Before the Europeans arrived, however, Bornu was destroyed from within Africa by Rabih az-Zubayr — a Sudanese warlord and former slave-raider who had built a formidable private army in the Central African interior. In 1893, Rabih conquered Bornu, killed the last al-Kanemi sheikh, burned Kukawa (the new capital), and ruled the region with extraordinary brutality until 1900, when a French military column killed him at the Battle of Kousséri. The French, British, and Germans then divided the Lake Chad basin among themselves at conference tables in Europe.
"In the whole of the Sudan, there is no kingdom more ancient, more enduring, or more respected than Bornu. It has outlasted every empire that rose around it."

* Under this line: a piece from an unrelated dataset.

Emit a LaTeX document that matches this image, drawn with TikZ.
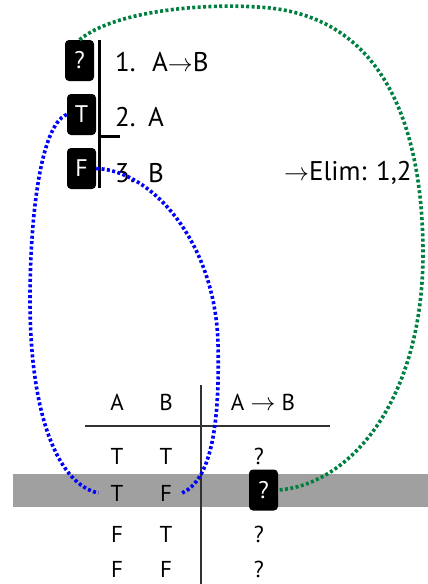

— Heinrich Barth, German explorer and scholar, Travels and Discoveries in North and Central Africa, 1857The territory of the former Kanem-Bornu Empire is today divided among four modern nation-states: Chad, Nigeria, Niger, and Cameroon — borders drawn by European powers at the Berlin Conference with no reference to the political geography that had organized the region for twelve centuries. The Kanuri people — the core ethnic group of Bornu — found themselves citizens of four different countries overnight. The empire that corresponded with sultans and pharaohs was partitioned by people who had never heard of it.